--- WORK TO COMPLETE ---
For the data below, transcribe the part that opens with the line containing "Reproduce this chart" and closes with the line containing "import * as d3 from 'd3';", exactly and with no pictures.

□ □ □ □ □

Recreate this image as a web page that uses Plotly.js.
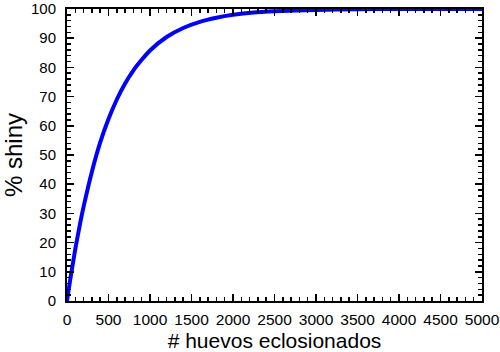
<!DOCTYPE html>
<html><head><meta charset="utf-8">
<script src="https://cdn.plot.ly/plotly-3.0.1.min.js"></script>
<style>html,body{margin:0;padding:0;background:#fff}#c{width:500px;height:352px}</style>
</head><body><div id="c"></div>
<script>
const huevos = [0, 25, 50, 100, 150, 200, 300, 400, 500, 600, 700, 800, 900, 1000, 1200, 1400, 1600, 1800, 2000, 2250, 2500, 3000, 3500, 4000, 4500, 5000];
const shiny  = [0, 4.8, 9.3, 17.8, 25.4, 32.3, 44.3, 54.3, 62.3, 69.0, 74.5, 79.0, 82.6, 85.8, 90.4, 93.5, 95.6, 97.0, 98.0, 98.8, 99.2, 99.7, 99.9, 100, 100, 100];
const xTicks = [0, 500, 1000, 1500, 2000, 2500, 3000, 3500, 4000, 4500, 5000];
const yTicks = [0, 10, 20, 30, 40, 50, 60, 70, 80, 90, 100];

const font = {family: 'Liberation Sans, Arial, sans-serif', color: '#000'};
Plotly.newPlot('c', [{
  x: huevos, y: shiny, type: 'scatter', mode: 'lines',
  line: {color: '#0000ff', width: 4, shape: 'spline', smoothing: 0.6},
  hoverinfo: 'none'
}], {
  width: 500, height: 352,
  margin: {l: 67, r: 18, t: 9, b: 51},
  paper_bgcolor: '#fff', plot_bgcolor: '#fff',
  showlegend: false,
  xaxis: {
    range: [0, 5000], tickvals: xTicks, ticktext: xTicks.map(String),
    ticks: 'inside', ticklen: 7, tickwidth: 1.5, tickcolor: '#000',
    minor: {dtick: 100, ticks: 'inside', ticklen: 4, tickwidth: 1.5, tickcolor: '#000', showgrid: false},
    showgrid: false, zeroline: false, showline: true, linecolor: '#000', linewidth: 2, mirror: 'ticks',
    tickfont: Object.assign({size: 15.5}, font), ticklabelstandoff: 3, ticklabeloverflow: 'allow',
    title: {text: '# huevos eclosionados', font: Object.assign({size: 21}, font), standoff: 13}
  },
  yaxis: {
    range: [0, 100.001], tickvals: yTicks, ticktext: yTicks.map(String),
    ticks: 'inside', ticklen: 7, tickwidth: 1.5, tickcolor: '#000',
    minor: {dtick: 2, ticks: 'inside', ticklen: 4, tickwidth: 1.5, tickcolor: '#000', showgrid: false},
    showgrid: false, zeroline: false, showline: true, linecolor: '#000', linewidth: 2, mirror: 'ticks',
    tickfont: Object.assign({size: 15}, font), ticklabelstandoff: 6, ticklabeloverflow: 'allow',
    title: {text: '% shiny', font: Object.assign({size: 24}, font), standoff: 6}
  }
}, {staticPlot: true});
</script></body></html>
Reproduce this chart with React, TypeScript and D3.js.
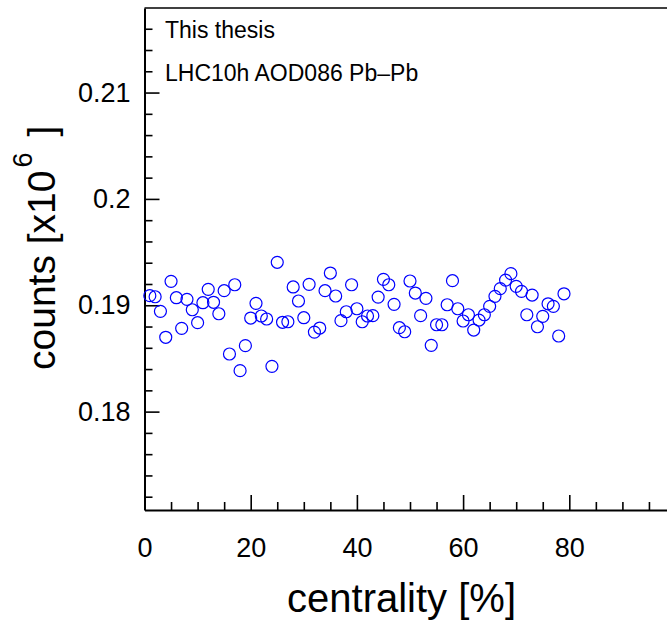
import React, { useRef, useEffect } from 'react';
import * as d3 from 'd3';

// bin centres (centrality %) and counts in units of 10^6
const centrality = [
  1, 2, 3, 4, 5, 6, 7, 8, 9, 10, 11, 12, 13, 14, 15, 16, 17, 18, 19, 20,
  21, 22, 23, 24, 25, 26, 27, 28, 29, 30, 31, 32, 33, 34, 35, 36, 37, 38, 39, 40,
  41, 42, 43, 44, 45, 46, 47, 48, 49, 50, 51, 52, 53, 54, 55, 56, 57, 58, 59, 60,
  61, 62, 63, 64, 65, 66, 67, 68, 69, 70, 71, 72, 73, 74, 75, 76, 77, 78, 79,
];
const counts = [
  0.19090, 0.19080, 0.18943, 0.18699, 0.19225, 0.19071, 0.18783, 0.19056, 0.18958, 0.18836,
  0.19024, 0.19150, 0.19028, 0.18920, 0.19137, 0.18542, 0.19193, 0.18385, 0.18620, 0.18880,
  0.19018, 0.18899, 0.18871, 0.18426, 0.19404, 0.18840, 0.18845, 0.19172, 0.19040, 0.18883,
  0.19197, 0.18748, 0.18786, 0.19137, 0.19303, 0.19087, 0.18855, 0.18939, 0.19193, 0.18967,
  0.18845, 0.18899, 0.18902, 0.19077, 0.19244, 0.19193, 0.19009, 0.18789, 0.18751, 0.19228,
  0.19115, 0.18902, 0.19065, 0.18623, 0.18817, 0.18817, 0.19005, 0.19231, 0.18967, 0.18852,
  0.18911, 0.18767, 0.18861, 0.18911, 0.18990, 0.19084, 0.19156, 0.19237, 0.19297, 0.19178,
  0.19131, 0.18911, 0.19096, 0.18798, 0.18896, 0.19014, 0.18990, 0.18711, 0.19108,
];

const xMajor = [0, 20, 40, 60, 80, 100];
const xMinor = [5, 10, 15, 25, 30, 35, 45, 50, 55, 65, 70, 75, 85, 90, 95];
const yMajor = [0.18, 0.19, 0.2, 0.21];
const yMajorLabels = ['0.18', '0.19', '0.2', '0.21'];
const yMinor = [0.172, 0.174, 0.176, 0.178, 0.182, 0.184, 0.186, 0.188, 0.192, 0.194, 0.196, 0.198,
  0.202, 0.204, 0.206, 0.208, 0.212, 0.214, 0.216];
const notes = ['This thesis', 'LHC10h AOD086 Pb\u2013Pb'];

const FONT = '"Liberation Sans", Arial, Helvetica, sans-serif';

const App = () => {
  const svgRef = useRef(null);

  useEffect(() => {
    const width = 667;
    const height = 626;
    const svg = d3.select(svgRef.current);
    svg.selectAll('*').remove();
    svg.attr('width', width).attr('height', height).attr('viewBox', `0 0 ${width} ${height}`);

    // frame: x axis runs past the right edge of the picture
    const x = d3.scaleLinear().domain([0, 100]).range([144.5, 675.5]);
    const y = d3.scaleLinear().domain([0.17075, 0.21795]).range([510, 8]);

    svg.append('rect').attr('width', width).attr('height', height).attr('fill', '#fff');

    // top frame line
    svg.append('line')
      .attr('x1', x(0)).attr('x2', x(100)).attr('y1', y.range()[1]).attr('y2', y.range()[1])
      .attr('stroke', '#000').attr('stroke-width', 1.5);

    // bottom axis, ticks pointing inside
    const gx = svg.append('g').attr('transform', `translate(0,${y.range()[0]})`);
    gx.call(d3.axisBottom(x).tickValues(xMajor).tickSize(-15).tickSizeOuter(0).tickPadding(28)
      .tickFormat(d => (d === 100 ? '' : String(d))));
    gx.append('g').call(d3.axisBottom(x).tickValues(xMinor).tickSize(-8).tickSizeOuter(0).tickFormat(() => ''))
      .select('.domain').remove();

    // left axis
    const gy = svg.append('g').attr('transform', `translate(${x(0)},0)`);
    gy.call(d3.axisLeft(y).tickValues(yMajor).tickSize(-15).tickSizeOuter(0).tickPadding(14)
      .tickFormat((d, i) => yMajorLabels[i]));
    gy.append('g').call(d3.axisLeft(y).tickValues(yMinor).tickSize(-8).tickSizeOuter(0).tickFormat(() => ''))
      .select('.domain').remove();

    [gx, gy].forEach(g => {
      g.selectAll('.domain').attr('stroke', '#000').attr('stroke-width', 2);
      g.selectAll('.tick line').attr('stroke', '#000').attr('stroke-width', 1.6);
      g.selectAll('text').attr('font-family', FONT).attr('font-size', 27).attr('fill', '#000');
    });

    // data points: open blue circles
    svg.append('g')
      .selectAll('circle')
      .data(centrality)
      .join('circle')
      .attr('cx', d => x(d))
      .attr('cy', (d, i) => y(counts[i]))
      .attr('r', 6)
      .attr('fill', 'none')
      .attr('stroke', '#0000ff')
      .attr('stroke-width', 1.2);

    // annotations
    svg.append('g')
      .selectAll('text')
      .data(notes)
      .join('text')
      .attr('x', 165)
      .attr('y', (d, i) => 38 + i * 42.5)
      .attr('font-family', FONT)
      .attr('font-size', 23)
      .text(d => d);

    // x title
    svg.append('text')
      .attr('x', 516).attr('y', 612)
      .attr('text-anchor', 'end')
      .attr('font-family', FONT).attr('font-size', 40)
      .text('centrality [%]');

    // y title with exponent
    const yt = svg.append('text')
      .attr('transform', 'translate(55,370) rotate(-90)')
      .attr('font-family', FONT).attr('font-size', 39);
    yt.append('tspan').text('counts [x10');
    yt.append('tspan').attr('font-size', 27).attr('dy', -23).attr('dx', 3).text('6');
    yt.append('tspan').attr('dy', 23).attr('dx', 16).text(']');
  }, []);

  return (
    <div>
      <style>{'body{margin:0;}'}</style>
      <svg ref={svgRef} style={{ display: 'block' }}></svg>
    </div>
  );
};

export default App;
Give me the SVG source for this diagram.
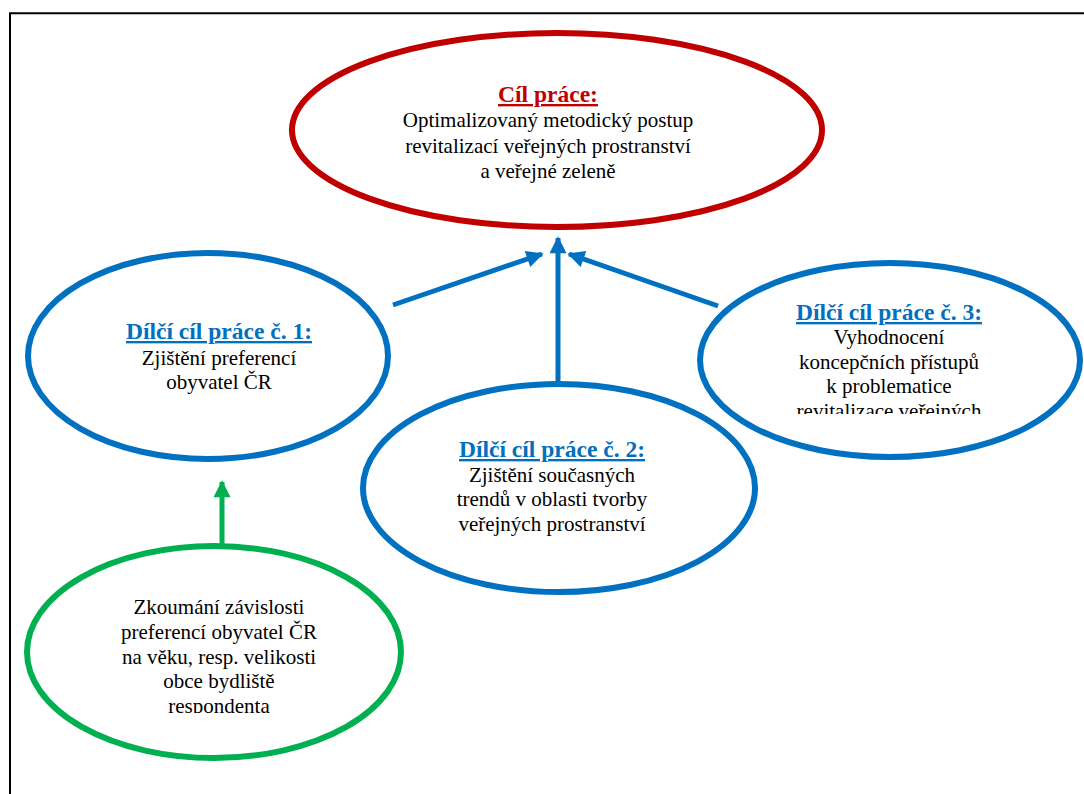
<svg xmlns="http://www.w3.org/2000/svg" width="1084" height="794" viewBox="0 0 1084 794">
<defs>
<style>
text{font-family:'Liberation Serif','Times New Roman',Tinos,'DejaVu Serif',serif;text-anchor:middle;fill:#000;font-size:21px}
.t{font-weight:bold;font-size:23.5px;text-decoration:underline}
.red{fill:#C00000}.blue{fill:#0070C0}
.e{fill:#fff;stroke-width:6}
.c{stroke-width:5;fill:none}
</style>
<marker id="ab" viewBox="0 0 10 10" refX="9" refY="5" markerWidth="3.6" markerHeight="3.4" orient="auto" markerUnits="strokeWidth"><path d="M0,0L10,5L0,10z" fill="#0070C0"/></marker>
<marker id="ag" viewBox="0 0 10 10" refX="9" refY="5" markerWidth="3.6" markerHeight="3.4" orient="auto" markerUnits="strokeWidth"><path d="M0,0L10,5L0,10z" fill="#00B050"/></marker>
<clipPath id="c3"><rect x="690" y="250" width="394" height="164"/></clipPath>
<clipPath id="cg"><rect x="20" y="540" width="400" height="173"/></clipPath>
</defs>
<rect width="1084" height="794" fill="#fff"/>
<path d="M10,794V13.3H1084" fill="none" stroke="#000" stroke-width="2"/>
<g id="connectors">
<line class="c" x1="393" y1="305" x2="542" y2="254" stroke="#0070C0" marker-end="url(#ab)"/>
<line class="c" x1="558" y1="381" x2="558" y2="238" stroke="#0070C0" marker-end="url(#ab)"/>
<line class="c" x1="718" y1="306" x2="569" y2="254" stroke="#0070C0" marker-end="url(#ab)"/>
<line class="c" x1="222" y1="549" x2="222" y2="482" stroke="#00B050" marker-end="url(#ag)"/>
</g>
<g id="goal">
<ellipse class="e" cx="557" cy="130" rx="265" ry="97" stroke="#C00000"/>
<text class="t red" x="548" y="102">Cíl práce:</text>
<text x="548" y="127">Optimalizovaný metodický postup</text>
<text x="548" y="153">revitalizací veřejných prostranství</text>
<text x="548" y="178">a veřejné zeleně</text>
</g>
<g id="sub1">
<ellipse class="e" cx="208" cy="356" rx="180" ry="103" stroke="#0070C0"/>
<text class="t blue" x="219" y="339">Dílčí cíl práce č. 1:</text>
<text x="219" y="365">Zjištění preferencí</text>
<text x="219" y="389">obyvatel ČR</text>
</g>
<g id="sub2">
<ellipse class="e" cx="559" cy="488" rx="196" ry="104" stroke="#0070C0"/>
<text class="t blue" x="552" y="457">Dílčí cíl práce č. 2:</text>
<text x="552" y="482">Zjištění současných</text>
<text x="552" y="506">trendů v oblasti tvorby</text>
<text x="552" y="531">veřejných prostranství</text>
</g>
<g id="sub3">
<ellipse class="e" cx="890" cy="360" rx="190" ry="97" stroke="#0070C0"/>
<text class="t blue" x="889" y="320">Dílčí cíl práce č. 3:</text>
<g clip-path="url(#c3)">
<text x="889" y="344">Vyhodnocení</text>
<text x="889" y="369">koncepčních přístupů</text>
<text x="889" y="393">k problematice</text>
<text x="889" y="418">revitalizace veřejných</text>
</g>
</g>
<g id="research">
<ellipse class="e" cx="214" cy="652" rx="187" ry="106" stroke="#00B050"/>
<g clip-path="url(#cg)">
<text x="219" y="614">Zkoumání závislosti</text>
<text x="219" y="639">preferencí obyvatel ČR</text>
<text x="219" y="664">na věku, resp. velikosti</text>
<text x="219" y="688">obce bydliště</text>
<text x="219" y="713">respondenta</text>
</g>
</g>
</svg>
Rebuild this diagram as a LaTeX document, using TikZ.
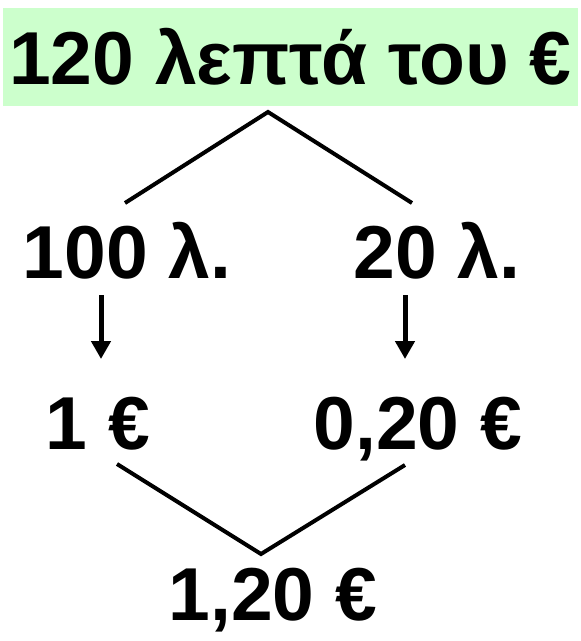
\documentclass[tikz,border=0pt]{standalone}
\usepackage{fontspec}
\setmainfont{Liberation Sans}
\usetikzlibrary{arrows.meta,positioning}
\definecolor{boxgreen}{HTML}{CCFFCC}
\tikzset{
  amount/.style={font=\fontsize{75}{90}\selectfont\bfseries, inner sep=0pt, anchor=base},
  branch/.style={line width=4pt},
  convert/.style={line width=5pt, -{Triangle[length=18pt,width=19pt]}}
}

\begin{document}
\begin{tikzpicture}[x=1pt,y=-1pt]
  \useasboundingbox (0,0) rectangle (581,641);

  \node[amount, fill=boxgreen, minimum width=575pt, text height=76pt, text depth=22pt] (title) at (290.5,84) {120 λεπτά του €};

  \node[amount] (cents100) at (127,278) {100 λ.};
  \node[amount] (cents20) at (437,278) {20 λ.};

  \node[amount] (euro1) at (98,449) {1 €};
  \node[amount] (euro020) at (418,449) {0,20 €};

  \node[amount] (total) at (273,620) {1,20 €};

  % split
  \coordinate (topapex) at (268,112);
  \coordinate (splitL) at (125,203);
  \coordinate (splitR) at (412,203);
  \draw[branch] (splitL) -- (topapex) -- (splitR);

  % conversion
  \coordinate (fromL) at (101,295);
  \coordinate (toL) at (101,359);
  \coordinate (fromR) at (405,295);
  \coordinate (toR) at (405,359);
  \draw[convert] (fromL) -- (toL);
  \draw[convert] (fromR) -- (toR);

  % join
  \coordinate (joinL) at (117,464);
  \coordinate (joinR) at (405,465);
  \coordinate (bottomapex) at (261,554);
  \draw[branch] (joinL) -- (bottomapex) -- (joinR);
\end{tikzpicture}
\end{document}
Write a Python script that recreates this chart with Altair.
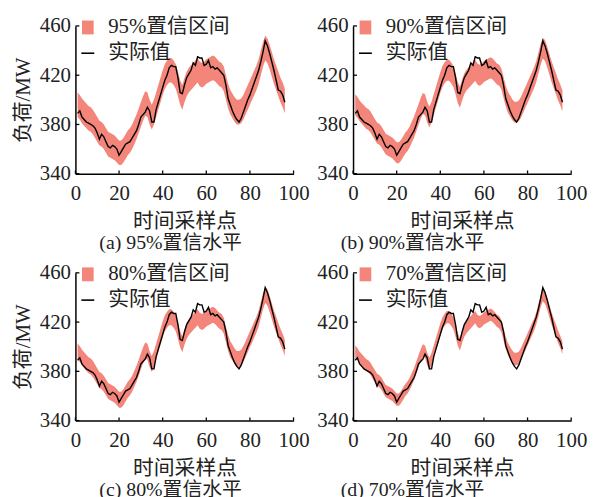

□ □ □ □ □

--- RESULT ---
Reproduce this chart with React, TypeScript and D3.js.
import React, { useRef, useEffect } from 'react';
import * as d3 from 'd3';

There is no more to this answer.